While popular meme pages and sites are rampantly popular on the internet thanks to social media platforms such as Facebook and Instagram, back in the day, in the early 2000s, YTMND was the go-to destination for memes.

Simply put, the site was a brief window into the early internet and how people shared meme content back then.

Unlike now, animated gifs weren’t that prevalent back then.

YTMND.com supported gifs with some looping sound attached. While not all gifs on the website were animated, users were given the chance to vote for the animations, share, and remix them.

Goldberg took over a year and rebuilt the whole site from scratch. He said that the biggest challenge was converting the content from Flash – as this year onwards, Flash is no longer going to be supported by browsers.

He said that the new site was going to work more reliably and that it could be accessed from mobile phones as well. “The new player was written in a way that makes archiving a YTMND significantly easier, which opens up a lot of possibilities.

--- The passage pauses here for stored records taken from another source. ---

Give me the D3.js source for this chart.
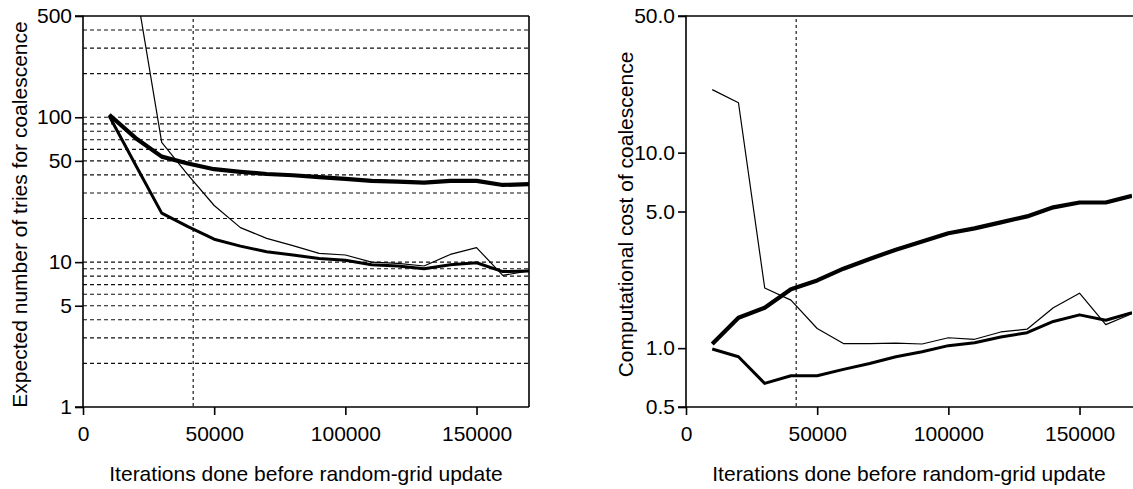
<!DOCTYPE html>
<html>
<head>
<meta charset="utf-8">
<script src="https://cdn.jsdelivr.net/npm/d3@7"></script>
<style>
  html, body { margin: 0; padding: 0; background: #fff; }
  svg { display: block; font-family: "Liberation Sans", Arial, Helvetica, sans-serif; }
</style>
</head>
<body>
<svg id="chart" width="1133" height="489"></svg>
<script>
// Iterations done before each random-grid update
const iterations = [10000, 20000, 30000, 40000, 50000, 60000, 70000, 80000, 90000,
  100000, 110000, 120000, 130000, 140000, 150000, 160000, 170000];

// Left panel: expected number of tries for coalescence
const triesThick = [104, 72, 53.5, 48, 43.8, 42, 40.6, 39.8, 38.6, 37.6, 36.4, 36, 35.4, 36.4, 36.4, 34.1, 34.5];
const triesMedium = [102, 47, 21.8, 17.6, 14.4, 12.9, 11.8, 11.2, 10.6, 10.3, 9.6, 9.4, 9.0, 9.6, 9.9, 8.6, 8.7];
const triesThin = [null, 820, 67, 40, 24.6, 17.3, 14.6, 13, 11.5, 11.2, 10.0, 9.8, 9.4, 11.3, 12.6, 8.1, 8.7];

// Right panel: computational cost of coalescence
const costThick = [1.05, 1.43, 1.61, 2.0, 2.22, 2.55, 2.86, 3.19, 3.51, 3.87, 4.10, 4.40, 4.72, 5.25, 5.56, 5.56, 6.02];
const costMedium = [0.99, 0.903, 0.66, 0.723, 0.723, 0.779, 0.835, 0.903, 0.958, 1.03, 1.065, 1.14, 1.20, 1.37, 1.48, 1.39, 1.52];
const costThin = [21.0, 18.0, 2.03, 1.76, 1.26, 1.055, 1.055, 1.06, 1.05, 1.13, 1.11, 1.21, 1.25, 1.61, 1.91, 1.32, 1.50];

// Axis ticks and reference marks
const xTicks = [0, 50000, 100000, 150000];
const leftYTicks = [1, 5, 10, 50, 100, 500];
const leftGrid = [2, 3, 4, 5, 6, 7, 8, 9, 10, 20, 30, 40, 50, 60, 70, 80, 90, 100, 200, 300, 400];
const rightYTicks = [0.5, 1, 5, 10, 50];
const markerIteration = 42000;

const xTitle = "Iterations done before random-grid update";
const leftYTitle = "Expected number of tries for coalescence";
const rightYTitle = "Computational cost of coalescence";

const svg = d3.select("#chart");
const FONT = 21;
const TOP = 16, BOTTOM = 407, WIDTH = 446;

// stroke widths: thickest, medium, thin
const strokeWidths = [4.2, 3.0, 1.2];

function panel(opts) {
  const g = svg.append("g");
  const x = d3.scaleLinear().domain([0, 170000]).range([opts.x0, opts.x0 + WIDTH]);
  const y = d3.scaleLog().domain(opts.yDomain).range([BOTTOM, TOP]);
  const xEnd = opts.rightBorder ? x(170000) : 1133;

  const clipId = "clip-" + opts.id;
  svg.append("defs").append("clipPath").attr("id", clipId)
    .append("rect").attr("x", opts.x0).attr("y", TOP)
    .attr("width", WIDTH).attr("height", BOTTOM - TOP);

  // horizontal dashed grid
  if (opts.grid) {
    g.append("g").selectAll("line").data(opts.grid).join("line")
      .attr("x1", x(0)).attr("x2", x(170000))
      .attr("y1", d => y(d)).attr("y2", d => y(d))
      .attr("stroke", "#111").attr("stroke-width", 1.15)
      .attr("stroke-dasharray", "4,3");
  }

  // vertical dashed marker
  g.append("line")
    .attr("x1", x(markerIteration)).attr("x2", x(markerIteration))
    .attr("y1", TOP + 3).attr("y2", BOTTOM)
    .attr("stroke", "#111").attr("stroke-width", 1.15)
    .attr("stroke-dasharray", "3,3");

  // series
  const line = d3.line()
    .defined(d => d[1] != null)
    .x(d => x(d[0])).y(d => y(d[1]));
  const lines = g.append("g").attr("clip-path", `url(#${clipId})`);
  opts.series.forEach((vals, i) => {
    lines.append("path")
      .datum(iterations.map((it, k) => [it, vals[k]]))
      .attr("d", line)
      .attr("fill", "none")
      .attr("stroke", "#000")
      .attr("stroke-width", strokeWidths[i])
      .attr("stroke-linejoin", "round");
  });

  // frame
  g.append("line").attr("x1", x(0)).attr("x2", xEnd)
    .attr("y1", TOP).attr("y2", TOP).attr("stroke", "#000").attr("stroke-width", 1.6);
  if (opts.rightBorder) {
    g.append("line").attr("x1", x(170000)).attr("x2", x(170000))
      .attr("y1", TOP).attr("y2", BOTTOM).attr("stroke", "#000").attr("stroke-width", 1.6);
  }

  // axes
  const yAxis = d3.axisLeft(y).tickValues(opts.yTicks).tickFormat(opts.yFormat)
    .tickSize(8).tickPadding(3);
  const ya = g.append("g").attr("transform", `translate(${opts.x0},0)`).call(yAxis);
  const xAxis = d3.axisBottom(x).tickValues(xTicks).tickFormat(d3.format("d"))
    .tickSize(8).tickPadding(11);
  const xa = g.append("g").attr("transform", `translate(0,${BOTTOM})`).call(xAxis);
  [ya, xa].forEach(a => {
    a.select(".domain").attr("stroke", "#000").attr("stroke-width", 1.6);
    a.selectAll(".tick line").attr("stroke", "#000").attr("stroke-width", 1.6);
    a.selectAll("text").attr("font-size", FONT).attr("fill", "#000")
      .attr("font-family", "Liberation Sans, Arial, sans-serif");
  });
  ya.select(".domain").attr("d", `M-8,${BOTTOM}H0V${TOP}H-8`);
  xa.select(".domain").attr("d", `M${x(0)},0H${xEnd}`);

  // titles
  g.append("text")
    .attr("x", x(85000)).attr("y", 481)
    .attr("text-anchor", "middle").attr("font-size", FONT)
    .text(xTitle);
  g.append("text")
    .attr("transform", `translate(${opts.yTitleX},${(TOP + BOTTOM) / 2 + 3}) rotate(-90)`)
    .attr("text-anchor", "middle").attr("font-size", FONT)
    .text(opts.yTitle);
}

panel({
  id: "tries", x0: 83, yDomain: [1, 500],
  yTicks: leftYTicks, yFormat: d3.format("d"),
  grid: leftGrid, rightBorder: true,
  series: [triesThick, triesMedium, triesThin],
  yTitle: leftYTitle, yTitleX: 27
});

panel({
  id: "cost", x0: 686, yDomain: [0.5, 50],
  yTicks: rightYTicks, yFormat: d3.format(".1f"),
  grid: null, rightBorder: false,
  series: [costThick, costMedium, costThin],
  yTitle: rightYTitle, yTitleX: 633
});
</script>
</body>
</html>
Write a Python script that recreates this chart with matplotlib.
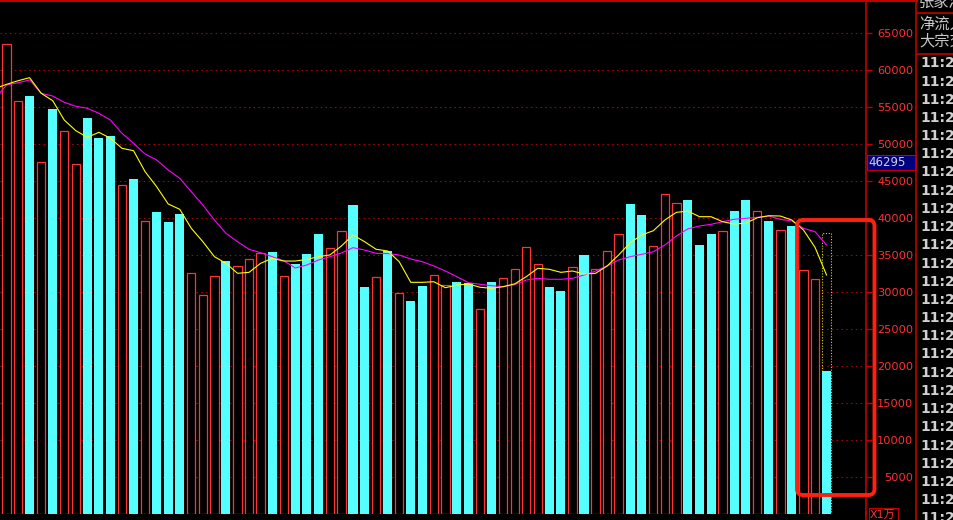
import numpy as np
import matplotlib
matplotlib.use("Agg")
import matplotlib.pyplot as plt
from matplotlib.patches import FancyBboxPatch, Rectangle
from matplotlib.lines import Line2D
from matplotlib.transforms import Affine2D

plt.rcParams['font.family'] = ['DejaVu Sans', 'Noto Sans CJK SC']

# ---------------- data ----------------
# 'r' = red hollow bar, 'c' = cyan filled bar
kind = list("rrcrcrrccc" "rcrcccrrrc" "rrrcrcccrr" "ccrcrccrrc"
            "crcrrrrccr" "crrrccrrrc" "ccrccrcrcr" "rc")

vol = [63500, 55850, 56500, 47550, 54750, 51800, 47300, 53550, 50850, 51100,
       44450, 45300, 39600, 40850, 39450, 40550, 32550, 29550, 32100, 34200,
       33500, 34400, 35250, 35400, 32100, 33800, 35150, 37850, 35900, 38250,
       41750, 30700, 32000, 35550, 29800, 28800, 30800, 32250, 30900, 31350,
       31200, 27650, 31350, 31900, 33100, 36050, 33800, 30700, 30150, 33350,
       35000, 33050, 35500, 37800, 41900, 40400, 36200, 43200, 42000, 42450,
       36350, 37850, 38250, 40950, 42450, 40950, 39600, 38400, 38950, 33000,
       31750, 19300]

last_outline = 37950   # dotted outline of the bar still forming

ma_short_start = 57780
ma_short = [58100, 58590, 59000, 56890, 55890, 53270, 51830, 50930, 51610, 50800,
            49440, 49120, 46280, 44250, 41910, 41190, 38620, 36810, 34780, 33880,
            32530, 32660, 33880, 34560, 34190, 34190, 34420, 34780, 35010, 36230,
            37720, 36810, 35780, 35550, 34100, 31310, 31310, 31390, 30580, 30950,
            31080, 30640, 30500, 30720, 31100, 32070, 33210, 33070, 32660, 32840,
            32440, 32530, 33520, 35010, 36670, 37720, 38290, 39740, 40780, 40950,
            40190, 40190, 39510, 39200, 39300, 40050, 40320, 40280, 39740, 38390,
            36050, 32300]

ma_long_start = 56970
ma_long = [58010, 58320, 58690, 56890, 56520, 55670, 55130, 54860, 54180, 53270,
           51470, 50120, 48670, 47860, 46510, 45390, 43570, 41770, 39740, 37940,
           36810, 35780, 35320, 34780, 34240, 33250, 33650, 34330, 34780, 35280,
           36000, 35680, 35230, 35200, 35010, 34470, 34100, 33520, 32840, 32070,
           31260, 31040, 30850, 30720, 31000, 31620, 31850, 31720, 31720, 31850,
           32300, 32840, 33520, 34330, 34780, 35100, 35450, 36360, 37580, 38550,
           38930, 39160, 39510, 39840, 39970, 40110, 40280, 39840, 39610, 38620,
           38160, 36360]

yticks = list(range(5000, 65001, 5000))
cursor_value = "46295"
times = ["11:27"] * 2 + ["11:28"] * 12 + ["11:29"] * 12
header = ["张家港行", "净流入", "大宗交易"]

# ---------------- figure ----------------
W, H = 954, 520
fig = plt.figure(figsize=(W / 100, H / 100), dpi=100, facecolor='black')
px = Affine2D().scale(1.0 / W, 1.0 / H) + fig.transFigure   # pixel coords, y from bottom

ax = fig.add_axes([0, 1 - 513.7 / H, 866 / W, 513.7 / H])
ax.set_facecolor('black')
step = 11.55
ax.set_xlim(-6.5 / step, (866 - 6.5) / step)
ax.set_ylim(0, 513.7 / 7.39 * 1000)

x = np.arange(len(vol))
v = np.array(vol)
is_c = np.array([k == 'c' for k in kind])

ax.bar(x[-1], last_outline, width=0.74, fill=False, edgecolor='#d8d800',
       linestyle=(0, (1, 1.5)), lw=0.8, zorder=2)
ax.bar(x[is_c], v[is_c], width=0.78, color='#55ffff', lw=0, zorder=3)
ax.bar(x[~is_c], v[~is_c], width=0.72, facecolor='black', edgecolor='#ff3333',
       lw=0.9, zorder=3)

xl = np.concatenate([[-0.56], x])
ax.plot(xl, [ma_long_start] + ma_long, color='#ff00ff', lw=0.8, zorder=4)
ax.plot(xl, [ma_short_start] + ma_short, color='#ffff00', lw=0.8, zorder=5)

ax.set_yticks(yticks)
ax.set_yticklabels([str(t) for t in yticks])
ax.yaxis.tick_right()
ax.tick_params(axis='y', colors='#c00000', labelcolor='#ff3030', length=4,
               width=1, labelsize=8.2, pad=30)
for lab in ax.get_yticklabels():
    lab.set_ha('right')
ax.set_xticks([])
ax.grid(axis='y', color='#b00000', linestyle=(0, (1.4, 2.9)), lw=0.8)
ax.set_axisbelow(True)
for s in ['left', 'bottom']:
    ax.spines[s].set_visible(False)
ax.spines['right'].set_color('#c00000')
ax.spines['right'].set_linewidth(1.2)
ax.spines['top'].set_color('#c00000')
ax.spines['top'].set_linewidth(1.5)

# frame lines
fig.add_artist(Line2D([866.5, 866.5], [0, 8], transform=px, color='#c00000', lw=1.2))
fig.add_artist(Line2D([916.5, 916.5], [0, H], transform=px, color='#c00000', lw=1.2))
fig.add_artist(Line2D([0, 917], [H - 0.7, H - 0.7], transform=px, color='#c00000', lw=1.5))
fig.add_artist(Line2D([917, W], [H - 12.7, H - 12.7], transform=px, color='#c00000', lw=1.2))
fig.add_artist(Line2D([917, W], [H - 54, H - 54], transform=px, color='#c00000', lw=1.2))

# cursor value box
fig.add_artist(Rectangle((867, H - 170), 49, 15, transform=px, facecolor='#000080',
                         edgecolor='#c00000', lw=0.8))
fig.text(868, H - 162.5, cursor_value, transform=px, color='#d0d0e0', fontsize=8.5,
         va='center', ha='left')

# unit box
fig.add_artist(Rectangle((869, 0), 29, 12, transform=px, facecolor='none',
                         edgecolor='#c00000', lw=0.8))
fig.text(870, 5, "X1万", transform=px, color='#ff3030', fontsize=8,
         va='center', ha='left')

# highlight rectangle
fig.add_artist(FancyBboxPatch((797, 25), 77.5, 275, transform=px,
                              boxstyle='round,pad=0,rounding_size=6',
                              facecolor='none', edgecolor='#ff2010', lw=2.8))

# right panel text
hy = [2, 24.5, 41]
for t, yy in zip(header, hy):
    fig.text(919, H - yy, t, transform=px, color='#c8c8c8', fontsize=11,
             va='center', ha='left')
for i, t in enumerate(times):
    fig.text(920, H - (63.3 + 18.2 * i), t, transform=px, color='#d0d0d0',
             fontsize=10, fontweight='bold', va='center', ha='left')

fig.savefig("out.png", dpi=100, facecolor='black')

I’ve also removed all social media and advertising from the site,” told Goldberg, saying that they’re now relying on Patreon to fund the project.

All-in-all, YTMND’s revival looks promising and it seems like the site is rebuilt with the aim to make it last. “The site is set up far better than it ever was in the past, and if something goes wrong, it’s not like I currently have anything better to do,” said Goldberg.